Any pictures in the records below must be left out when you repeat the lines from the line containing "Clone this chart in seaborn and matplotlib." through the line containing "from matplotlib import pyplot as plt" exactly.

-- Start Material provided --

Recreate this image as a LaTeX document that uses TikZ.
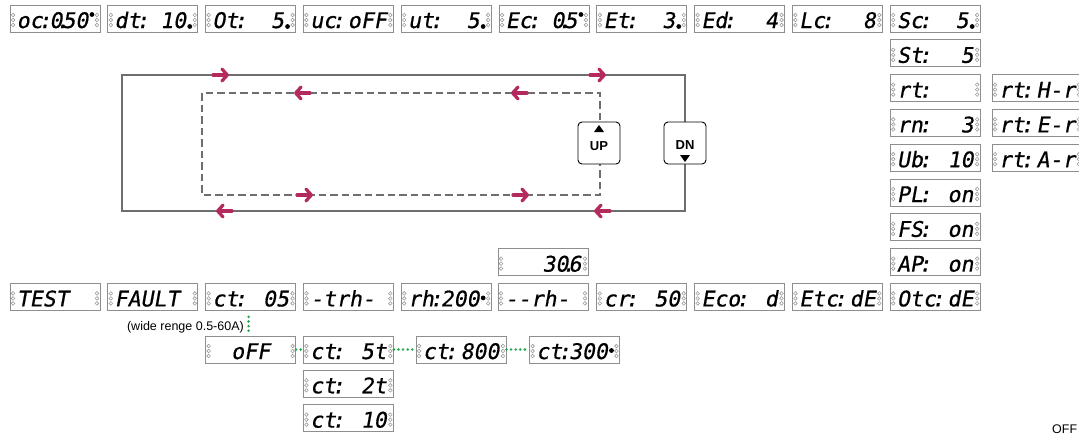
\documentclass[tikz,border=0pt]{standalone}
\usepackage{fontspec}
\setmainfont{Liberation Sans}
\newfontfamily\segfont[FakeSlant=0.18,FakeBold=0.6]{DejaVu Sans Mono}
\usetikzlibrary{arrows.meta}
\definecolor{lcdgray}{HTML}{8E8E8E}
\definecolor{ledgray}{HTML}{9E9E9E}
\definecolor{loopgray}{HTML}{6E6E6E}
\definecolor{flowred}{HTML}{B52A5E}
\definecolor{linkgreen}{HTML}{1DA64B}
\tikzset{
  lcdbox/.style={draw=lcdgray,line width=0.9pt,minimum width=90pt,minimum height=27pt,inner sep=0pt,fill=white},
  segtxt/.style={font={\segfont\fontsize{21.5}{21.5}\selectfont},inner sep=0pt},
  led/.style={draw=ledgray,line width=0.6pt},
  loopline/.style={draw=loopgray,line width=2.6pt},
  loopdash/.style={draw=loopgray,line width=2.2pt,dash pattern=on 7.5pt off 4pt},
  flow/.style={draw=flowred,line width=3.2pt,line cap=round,-{Straight Barb[length=5.5pt,width=12pt,round]}},
  btn/.style={draw=black,line width=0.9pt,rounded corners=4pt,fill=white,minimum width=42pt,minimum height=42pt,inner sep=0pt},
  btntxt/.style={font=\bfseries\fontsize{13}{13}\selectfont,inner sep=0pt},
  link/.style={draw=linkgreen,line width=2.8pt,line cap=round,dash pattern=on 0pt off 4.6pt},
  note/.style={font=\fontsize{12.5}{14}\selectfont,inner sep=0pt}
}
% one display: name, centre, left text, right text, dot shift (empty = no dot)
\newcommand{\lcd}[5]{%
  \node[lcdbox] (#1) at (#2) {};
  \node[segtxt,anchor=base west] at ([xshift=7pt,yshift=-9.5pt]#1.west) {#3};
  \if\relax\detokenize{#5}\relax
    \node[segtxt,anchor=base east] at ([xshift=-7pt,yshift=-9.5pt]#1.east) {#4};
  \else
    \node[segtxt,anchor=base east] at ([xshift=-12pt,yshift=-9.5pt]#1.east) {#4};
    \fill ([xshift=-8.5pt,yshift=#5pt]#1.east) circle (2.4pt);
  \fi
  \foreach \k in {3.5,-1.5,-6.5} {
    \draw[led] ([xshift=3.5pt,yshift=\k pt]#1.west) circle (1.8pt);
    \draw[led] ([xshift=-3.5pt,yshift=\k pt]#1.east) circle (1.8pt);
  }
}
\newcommand{\nc}{\makebox[4pt]{:}}
\newcommand{\nd}{\makebox[0pt]{.}}
\begin{document}
\begin{tikzpicture}[x=1pt,y=-1pt]
\useasboundingbox[fill=white] (0,0) rectangle (1079,439);
% top row
\lcd{oc}{55,18.5}{oc\nc}{0\nd50}{4}
\lcd{dt}{152.8,18.5}{dt\nc}{10}{-8}
\lcd{Ot}{250.6,18.5}{Ot\nc}{5}{-8}
\lcd{uc}{348.4,18.5}{uc\nc}{oFF}{}
\lcd{ut}{446.2,18.5}{ut\nc}{5}{-8}
\lcd{Ec}{544,18.5}{Ec\nc}{0\nd5}{4}
\lcd{Et}{641.8,18.5}{Et\nc}{3}{-8}
\lcd{Ed}{739.6,18.5}{Ed\nc}{4}{}
\lcd{Lc}{837.4,18.5}{Lc\nc}{8}{}
\lcd{Sc}{935.2,18.5}{Sc\nc}{5}{-8}
% right column
\lcd{St}{935.2,53.3}{St\nc}{5}{}
\lcd{rt}{935.2,88.1}{rt\nc}{}{}
\lcd{rn}{935.2,122.9}{rn\nc}{3}{}
\lcd{Ub}{935.2,157.7}{Ub\nc}{10}{}
\lcd{PL}{935.2,192.5}{PL\nc}{on}{}
\lcd{FS}{935.2,227.3}{FS\nc}{on}{}
\lcd{AP}{935.2,262.1}{AP\nc}{on}{}
\lcd{rtH}{1037,88.1}{rt\nc}{H-r}{}
\lcd{rtE}{1037,122.9}{rt\nc}{E-r}{}
\lcd{rtA}{1037,157.7}{rt\nc}{A-r}{}
\lcd{amp}{543,262.1}{}{30\nd6}{}
% bottom row
\lcd{test}{55,296.9}{TEST}{}{}
\lcd{fault}{152.8,296.9}{FAULT}{}{}
\lcd{ct05}{250.6,296.9}{ct\nc}{05}{}
\lcd{trh}{348.4,296.9}{-trh-}{}{}
\lcd{rh200}{446.2,296.9}{rh\nc}{200}{-1}
\lcd{rhm}{543,296.9}{--rh-}{}{}
\lcd{cr}{641.8,296.9}{cr\nc}{50}{}
\lcd{eco}{739.6,296.9}{Eco\nc}{d}{}
\lcd{etc}{837.4,296.9}{Etc\nc}{dE}{}
\lcd{otc}{935.2,296.9}{Otc\nc}{dE}{}
% ct choices
\lcd{off}{250.6,349.5}{}{}{}
\node[segtxt,anchor=base] at ([yshift=-9.5pt]off.center) {oFF};
\lcd{ct5t}{348.4,349.5}{ct\nc}{5t}{}
\lcd{ct800}{461,349.5}{ct\nc}{800}{}
\lcd{ct300}{574.5,349.5}{ct\nc}{300}{-1}
\lcd{ct2t}{348.4,383.8}{ct\nc}{2t}{}
\lcd{ct10}{348.4,418.1}{ct\nc}{10}{}
\node[note,anchor=east] (range) at (244,327.5) {(wide renge 0.5-60A)};
\draw[link] ([xshift=-2pt,yshift=-6pt]ct05.south) -- ([xshift=-2pt,yshift=3pt]off.north);
\draw[link] (off.east) -- (ct5t.west);
\draw[link] (ct5t.east) -- (ct800.west);
\draw[link] (ct800.east) -- (ct300.west);
% key loop
\draw[loopline] (122,75) rectangle (685,211);
\draw[loopdash] (202,93) rectangle (600,195);
\draw[flow] (213,75) -- (229,75); \draw[flow] (590,75) -- (606,75);
\draw[flow] (310,93) -- (294,93); \draw[flow] (527,93) -- (511,93);
\draw[flow] (297,195) -- (313,195); \draw[flow] (513,195) -- (529,195);
\draw[flow] (232,211) -- (216,211); \draw[flow] (610,211) -- (594,211);
\node[btn] (up) at (599,143) {};
\node[btntxt] at ([yshift=-3pt]up.center) {UP};
\fill ([yshift=14pt]up.center) ++(-5,3) -- ++(10,0) -- ++(-5,-7) -- cycle;
\node[btn] (dn) at (685,143) {};
\node[btntxt] at ([yshift=-2pt]dn.center) {DN};
\fill ([yshift=-15pt]dn.center) ++(-5,-3) -- ++(10,0) -- ++(-5,7) -- cycle;
\node[note,anchor=base west] (offnote) at (1052,433) {OFF};
\end{tikzpicture}
\end{document}
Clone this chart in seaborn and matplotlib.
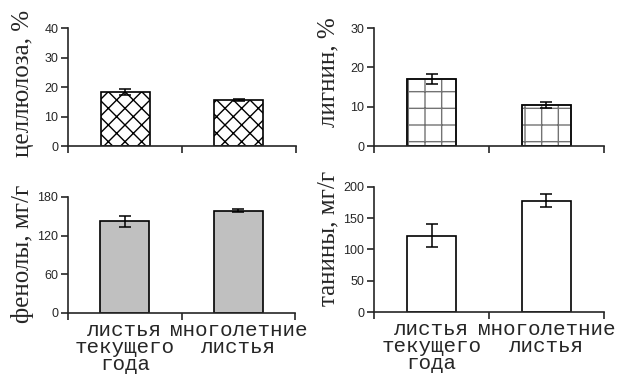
import numpy as np
import pandas as pd
import seaborn as sns
from matplotlib import pyplot as plt

# categories and measured values (mean +/- error)
categories = ['листья\nтекущего\nгода', 'многолетние\nлистья']

cellulose = [18.3, 15.7]
cellulose_err = [0.9, 0.4]

lignin = [17.0, 10.5]
lignin_err = [1.2, 0.8]

phenols = [142, 159]
phenols_err = [9, 2]

tannins = [122, 178]
tannins_err = [18, 10]

sns.set_style('ticks')
plt.rcParams['font.family'] = ['Liberation Sans', 'DejaVu Sans']
plt.rcParams['hatch.linewidth'] = 1.0

fig = plt.figure(figsize=(6.27, 3.77), dpi=100)

panels = [
    # values, errors, ylabel, yticks, fill, hatch, rect, label y
    (cellulose, cellulose_err, 'целлюлоза, %', [0, 10, 20, 30, 40], 'white', 'xx',
     [0.1085, 0.6127, 0.3635, 0.313], 0.53),
    (lignin, lignin_err, 'лигнин, %', [0, 10, 20, 30], 'white', '+',
     [0.5965, 0.6127, 0.3668, 0.313], 0.63),
    (phenols, phenols_err, 'фенолы, мг/г', [0, 60, 120, 180], '#c0c0c0', None,
     [0.1085, 0.1698, 0.362, 0.3077], 0.51),
    (tannins, tannins_err, 'танины, мг/г', [0, 50, 100, 150, 200], 'white', None,
     [0.5965, 0.1724, 0.3668, 0.3316], 0.59),
]

for i, (vals, errs, ylab, yticks, fill, hatch, rect, ly) in enumerate(panels):
    ax = fig.add_axes(rect)
    df = pd.DataFrame({'cat': categories, 'val': vals})
    edge = '0.45' if hatch == '+' else 'black'
    sns.barplot(data=df, x='cat', y='val', ax=ax, color=fill, saturation=1,
                edgecolor=edge, linewidth=1.2, width=0.43, errorbar=None,
                hatch=hatch)
    if hatch == '+':
        # dotted-looking grid: grey hatch, black outline drawn on top
        ax.bar(range(len(vals)), vals, width=0.43, fill=False,
               edgecolor='black', linewidth=1.2)
    ax.errorbar(range(len(vals)), vals, yerr=errs, fmt='none', ecolor='black',
                elinewidth=1.1, capsize=4, capthick=1.1)

    ax.set_xlim(-0.5, 1.5)
    ax.set_ylim(yticks[0], yticks[-1])
    ax.set_yticks(yticks)
    ax.set_xticks([0, 1])
    ax.set_xticks([-0.5, 0.5, 1.5], minor=True)
    ax.tick_params(axis='x', which='major', length=0, pad=6)
    ax.tick_params(axis='x', which='minor', length=5, width=1.2, direction='out')
    ax.tick_params(axis='y', length=5, width=1.2, labelsize=9, pad=2)
    if i < 2:
        ax.set_xticklabels([])
    else:
        ax.set_xticklabels(categories, family='Liberation Mono', fontsize=15,
                           linespacing=0.85)
    ax.set_xlabel('')
    ax.set_ylabel(ylab, family='Liberation Serif', fontsize=18)
    ax.yaxis.set_label_coords(-0.15, ly)
    for s in ['left', 'bottom']:
        ax.spines[s].set_linewidth(1.2)
    sns.despine(ax=ax)

fig.savefig('out.png', dpi=100)
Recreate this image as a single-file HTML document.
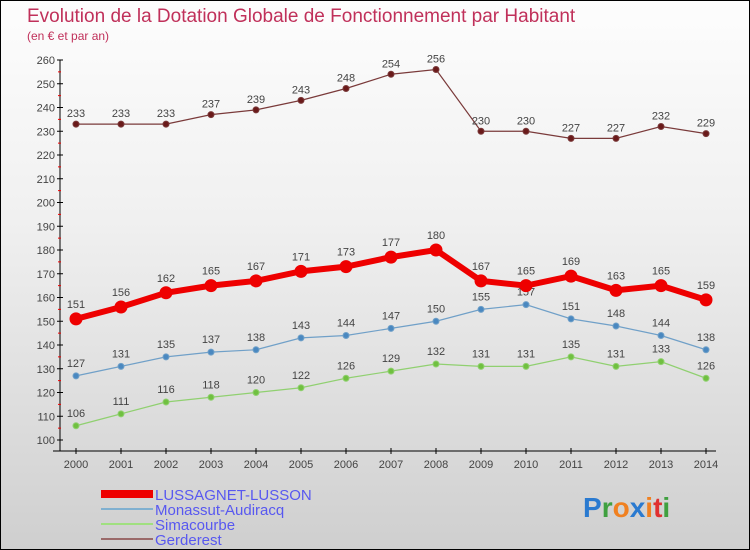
<!DOCTYPE html>
<html><head><meta charset="utf-8"><style>
body{margin:0}
#c{width:748px;height:548px;border:1px solid #000;background:linear-gradient(#fdfdfd,#f0f0f0 40%,#cfcfcf);position:relative;font-family:"Liberation Sans",sans-serif;overflow:hidden}
</style></head><body>
<div id="c">
<svg width="748" height="548" id="s"></svg>
</div>
<script>
const years=[2000,2001,2002,2003,2004,2005,2006,2007,2008,2009,2010,2011,2012,2013,2014];
const lussagnet=[151,156,162,165,167,171,173,177,180,167,165,169,163,165,159];
const monassut=[127,131,135,137,138,143,144,147,150,155,157,151,148,144,138];
const simacourbe=[106,111,116,118,120,122,126,129,132,131,131,135,131,133,126];
const gerderest=[233,233,233,237,239,243,248,254,256,230,230,227,227,232,229];
const yTicks=[100,110,120,130,140,150,160,170,180,190,200,210,220,230,240,250,260];
const NS="http://www.w3.org/2000/svg",s=document.getElementById('s');
const X=i=>75+i*45, Y=v=>439-(v-100)*2.375;
function el(t,a,txt){const e=document.createElementNS(NS,t);for(const k in a)e.setAttribute(k,a[k]);if(txt!==undefined)e.textContent=txt;s.appendChild(e);return e;}
let e;
e=el('text',{x:26,y:21,'font-size':19,fill:'#c0305a'},'Evolution de la Dotation Globale de Fonctionnement par Habitant');


e=el('text',{x:26,y:39,'font-size':12,fill:'#c0305a'},'(en € et par an)');


e=el('line',{x1:59,y1:59,x2:59,y2:450,stroke:'#000'});


e=el('line',{x1:52,y1:450,x2:715,y2:450,stroke:'#000'});


yTicks.forEach(v=>{
 el('line',{x1:56,y1:Y(v),x2:62,y2:Y(v),stroke:'#000'});
 if(v<260){el('line',{x1:57,y1:Y(v+5),x2:60,y2:Y(v+5),stroke:'#e00'});}
 e=el('text',{x:54,y:Y(v)+4,'font-size':11,fill:'#444','text-anchor':'end'},v);
 
 
});
years.forEach((y,i)=>{
 el('line',{x1:X(i),y1:447,x2:X(i),y2:453,stroke:'#000'});
 e=el('text',{x:X(i),y:467,'font-size':11,fill:'#444','text-anchor':'middle'},y);
 
 
});
function series(d,col,dot,w,r,name,lblDy){
 const p=d.map((v,i)=>X(i)+','+Y(v)).join(' ');
 e=el('polyline',{points:p,fill:'none',stroke:col,'stroke-width':w});
 
 
 d.forEach((v,i)=>{
  e=el('circle',{cx:X(i),cy:Y(v),r:r,fill:dot,stroke:col,'stroke-width':1});
  
  
  e=el('text',{x:X(i),y:Y(v)-lblDy,'font-size':11,fill:'#444','text-anchor':'middle'},v);
  
  
 });
}
series(gerderest,'#7a3a3a','#6a1a1a',1.2,3,'gerderest',7);
series(simacourbe,'#90d070','#70c040',1.2,3,'simacourbe',9);
series(monassut,'#70a0c8','#4a88c0',1.2,3,'monassut',9);
series(lussagnet,'#ee0000','#ee0000',6,6,'lussagnet',11);
const leg=[['LUSSAGNET-LUSSON','#ee0000',8],['Monassut-Audiracq','#80b0d0',2],['Simacourbe','#a0e080',2],['Gerderest','#9a6a6a',2]];
leg.forEach((l,i)=>{
 const y=493+i*15;
 e=el('line',{x1:100,y1:y,x2:152,y2:y,stroke:l[1],'stroke-width':l[2]});
 
 
 e=el('text',{x:154,y:y+6,'font-size':15,fill:'#5858f0'},l[0]);
 
 
});
e=el('text',{x:582,y:516,'font-size':28,'font-weight':'bold',fill:'#2a7ad0'});


[['P','#2a7ad0'],['r','#40a040'],['o','#f08020'],['x','#2a7ad0'],['i','#f08020'],['t','#e03030'],['i','#40a040']].forEach(c=>{const t=document.createElementNS(NS,'tspan');t.setAttribute('fill',c[1]);t.textContent=c[0];e.appendChild(t);});
</script>
</body></html>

-- End Material provided --

- Solution for this task -
Clone this chart in seaborn and matplotlib.
import numpy as np
import pandas as pd
import seaborn as sns
from matplotlib import pyplot as plt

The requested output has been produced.